First, he would get out the slice of pizza he had purchased at 7-11 on the way home from wherever he went every evening (I would guess a girlfriend’s house, but I was never really sure). He would attempt to eat it quietly, but – inasmuch as he’d generally consumed a couple of beers earlier in the evening – he never quite succeeded. If it had been 19 years later, the raccoon bouncer next door would have kicked him out.
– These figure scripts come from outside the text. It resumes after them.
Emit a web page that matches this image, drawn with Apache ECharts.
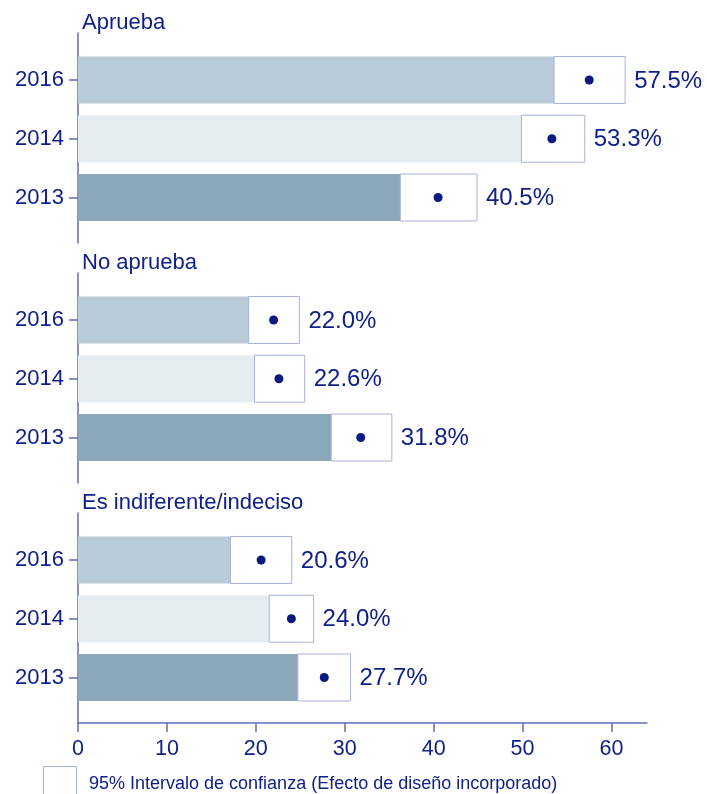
<!DOCTYPE html>
<html lang="es">
<head>
    <meta charset="UTF-8">
    <title>Aprueba / No aprueba / Es indiferente</title>
    <script src="https://cdn.jsdelivr.net/npm/echarts@6.0.0/dist/echarts.min.js"></script>
    <style>
        html, body {
            margin: 0;
            padding: 0;
            background: #fff;
        }

        #chart {
            width: 707px;
            height: 794px;
        }
    </style>
</head>
<body>
<div id="chart"></div>
<script>
    // datos
    var groups = ['Aprueba', 'No aprueba', 'Es indiferente/indeciso']
    var years = ['2016', '2014', '2013']
    var estimates = [[57.5, 53.3, 40.5], [22.0, 22.6, 31.8], [20.6, 24.0, 27.7]]
    var lower = [[53.55, 49.87, 36.25], [19.2, 19.85, 28.48], [17.15, 21.5, 24.73]]
    var upper = [[61.54, 57.0, 44.88], [24.9, 25.5, 35.3], [24.05, 26.5, 30.66]]
    var xTicks = [0, 10, 20, 30, 40, 50, 60]
    var legendText = '95% Intervalo de confianza (Efecto de diseño incorporado)'

    var yearColors = ['#B9CBD6', '#E6EDF1', '#8AA8BA']
    var navy = '#10208A'
    var axisColor = '#5F6EB9'
    var boxColor = '#AAB0DC'
    var font = 'Liberation Sans, Arial, sans-serif'
    var panelTops = [33, 273, 513]
    var barH = 47

    var chart = echarts.init(document.getElementById('chart'))

    var grid = [], xAxis = [], yAxis = [], series = [], graphic = []

    groups.forEach(function (name, g) {
        var top = panelTops[g]
        // grid de barras (0,2,4) y grid del marco (1,3,5)
        grid.push({left: 78, right: 60, top: top + 17.6, height: 176.25})
        grid.push({left: 78, right: 60, top: top, height: 210})
        var bg = g * 2, fg = g * 2 + 1

        xAxis.push({gridIndex: bg, type: 'value', min: 0, max: 64, show: false})
        xAxis.push({
            gridIndex: fg, type: 'value', min: 0, max: 64, show: g === 2,
            splitLine: {show: false},
            axisLine: {show: true, lineStyle: {color: axisColor, width: 1.5}},
            axisTick: {show: true, length: 9, lineStyle: {color: axisColor, width: 1.5}, customValues: xTicks},
            axisLabel: {color: navy, fontSize: 21.5, fontFamily: font, margin: 15, customValues: xTicks}
        })
        yAxis.push({
            gridIndex: bg, type: 'category', data: years, inverse: true,
            axisLine: {show: false},
            axisTick: {show: true, alignWithLabel: true, length: 9, lineStyle: {color: axisColor, width: 1.5}},
            axisLabel: {color: navy, fontSize: 22, fontFamily: font, margin: 14},
            splitLine: {show: false}
        })
        yAxis.push({
            gridIndex: fg, type: 'value', min: 0, max: 1,
            axisLine: {show: true, lineStyle: {color: axisColor, width: 1.5}},
            axisTick: {show: false}, axisLabel: {show: false}, splitLine: {show: false}
        })

        series.push({
            type: 'bar', xAxisIndex: bg, yAxisIndex: bg, barWidth: barH, silent: true, z: 2,
            data: estimates[g].map(function (v, i) {
                return {value: v, itemStyle: {color: yearColors[i]}}
            })
        })
        series.push({
            type: 'custom', xAxisIndex: bg, yAxisIndex: bg, silent: true, z: 3,
            encode: {x: [0, 1], y: 2},
            data: years.map(function (y, i) {
                return [lower[g][i], upper[g][i], i, estimates[g][i]]
            }),
            renderItem: function (params, api) {
                var p0 = api.coord([api.value(0), api.value(2)])
                var p1 = api.coord([api.value(1), api.value(2)])
                return {
                    type: 'group',
                    children: [{
                        type: 'rect',
                        shape: {x: p0[0], y: p0[1] - barH / 2, width: p1[0] - p0[0], height: barH},
                        style: {fill: '#fff', stroke: boxColor, lineWidth: 1}
                    }, {
                        type: 'text',
                        x: p1[0] + 9, y: p1[1] + 1,
                        style: {
                            text: api.value(3).toFixed(1) + '%',
                            fill: navy, fontSize: 24, fontFamily: font,
                            verticalAlign: 'middle', align: 'left'
                        }
                    }]
                }
            }
        })
        series.push({
            type: 'scatter', xAxisIndex: bg, yAxisIndex: bg, silent: true,
            symbolSize: 9, itemStyle: {color: '#0A1982', opacity: 1}, z: 4,
            data: estimates[g].map(function (v, i) { return [v, i] })
        })

        graphic.push({
            type: 'text', left: 82, top: top - 21,
            style: {text: name, fill: navy, fontSize: 22, fontFamily: font}
        })
    })

    // leyenda
    graphic.push({
        type: 'rect', shape: {x: 43.5, y: 766.5, width: 33, height: 40},
        style: {fill: '#fff', stroke: boxColor, lineWidth: 1}
    })
    graphic.push({
        type: 'text', x: 89, y: 784,
        style: {text: legendText, fill: navy, fontSize: 18, fontFamily: font, verticalAlign: 'middle'}
    })

    chart.setOption({
        animation: false,
        grid: grid,
        xAxis: xAxis,
        yAxis: yAxis,
        series: series,
        graphic: graphic
    })
</script>
</body>
</html>
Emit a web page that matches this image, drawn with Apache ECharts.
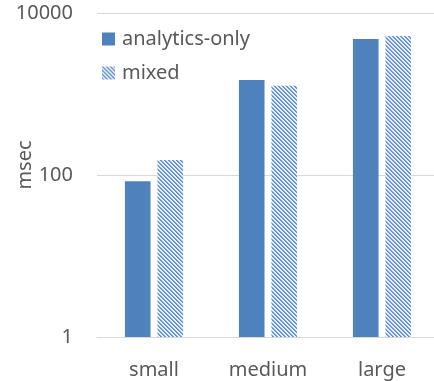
<!DOCTYPE html>
<html>
<head>
<meta charset="utf-8">
<script src="https://cdn.jsdelivr.net/npm/echarts@6/dist/echarts.min.js"></script>
<style>
  html, body { margin: 0; padding: 0; background: #fff; }
  #chart { width: 434px; height: 381px; }
</style>
</head>
<body>
<div id="chart"></div>
<script>
// Query response times per dataset size
const categories = ['small', 'medium', 'large'];
const analyticsOnly = [84, 1490, 4780];
const mixed = [153, 1260, 5200];
const seriesNames = ['analytics-only', 'mixed'];

const BLUE = '#4f81bd';
const TEXT = '#595959';
const GRID = '#d9d9d9';

// Fine diagonal hatch used for the "mixed" bars
function hatchPattern() {
  const c = document.createElement('canvas');
  c.width = 4; c.height = 4;
  const ctx = c.getContext('2d');
  ctx.fillStyle = '#eaf0f9';
  ctx.fillRect(0, 0, 4, 4);
  for (let y = 0; y < 4; y++) {
    for (let x = 0; x < 4; x++) {
      const d = ((x - y) % 4 + 4) % 4;
      if (d === 0) { ctx.fillStyle = '#5a8ad0'; ctx.fillRect(x, y, 1, 1); }
      if (d === 1) { ctx.fillStyle = '#7ea3da'; ctx.fillRect(x, y, 1, 1); }
    }
  }
  return { image: c, repeat: 'repeat' };
}
const hatch = hatchPattern();

const chart = echarts.init(document.getElementById('chart'), null, { renderer: 'canvas' });
chart.setOption({
  animation: false,
  textStyle: { fontFamily: 'Noto Sans', color: TEXT },
  grid: { left: 97, top: 13, bottom: 44, width: 342, containLabel: false, outerBoundsMode: 'none' },
  legend: {
    orient: 'vertical',
    left: 97,
    top: 24,
    itemWidth: 13,
    itemHeight: 13,
    itemGap: 14,
    icon: 'rect',
    textStyle: { fontSize: 20, color: TEXT, fontFamily: 'Noto Sans', padding: [0, 0, 0, 2] },
    data: seriesNames
  },
  xAxis: {
    type: 'category',
    data: categories,
    axisLine: { lineStyle: { color: GRID, width: 1 } },
    axisTick: { show: false },
    axisLabel: { fontSize: 20, color: TEXT, margin: 23, fontFamily: 'Noto Sans' }
  },
  yAxis: {
    type: 'log',
    logBase: 100,
    min: 1,
    max: 10000,
    name: 'msec',
    nameLocation: 'middle',
    nameGap: 62,
    nameRotate: 90,
    nameMoveOverlap: false,
    nameTextStyle: { fontSize: 20, color: TEXT, fontFamily: 'Noto Sans', padding: [0, 0, 0, 20] },
    axisLine: { show: false },
    axisTick: { show: false },
    splitLine: { lineStyle: { color: GRID, width: 1 } },
    axisLabel: {
      fontSize: 20, color: TEXT, margin: 24, fontFamily: 'Noto Sans',
      formatter: v => String(Math.round(v))
    }
  },
  series: [
    {
      name: seriesNames[0],
      type: 'bar',
      data: analyticsOnly,
      barGap: '27%',
      barCategoryGap: '49%',
      itemStyle: { color: BLUE }
    },
    {
      name: seriesNames[1],
      type: 'bar',
      data: mixed,
      barGap: '27%',
      barCategoryGap: '49%',
      itemStyle: { color: hatch }
    }
  ]
});
</script>
</body>
</html>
Some minutes later (just long enough that I’d start to drift back off to sleep), he’d perch by the window and light a cigarette. Or rather, he’d try to light a cigarette. Pat apparently purchased his cigarette lighters at the Bic Rejects Shop, because the lighter would never work, despite 17, 18, 26 attempts. This was followed by a (muted, public radio-style) swear word, after which he would rummage through his flannel shirts, looking for a pack of matches. The smoking itself was relatively quiet, if not odor free. But this is a rant about noise, not smell.

Finally, pizza consumed and cigarette smoked, Pat’s last remaining task was to brush his hair. I’ve never had long enough hair to relate to the need to brush one’s hair before bed. But it was 1987, and Pat had pretty long, wavy, guitar player-in-a-heavy-metal-band-style hair. And he had a metal brush. SSSSSHHHHHHHIIICCCCCK. SSSSSHHHHHHHIIICCCCCK. SSSSSHHHHHHHIIICCCCCK. SSSSSHHHHHHHIIICCCCCK. It took him a looong time to brush his hair.

And before I knew it, it was 7:15 am, and my alarm went off. And I would shut it off and go back to sleep, merrily working my way towards flunking out and losing much of my hair.

Pat, on the other hand, went on to make the Dean’s list and, I’m told, graduated with honors.

7-11 pizza, however, appears nowhere to be found.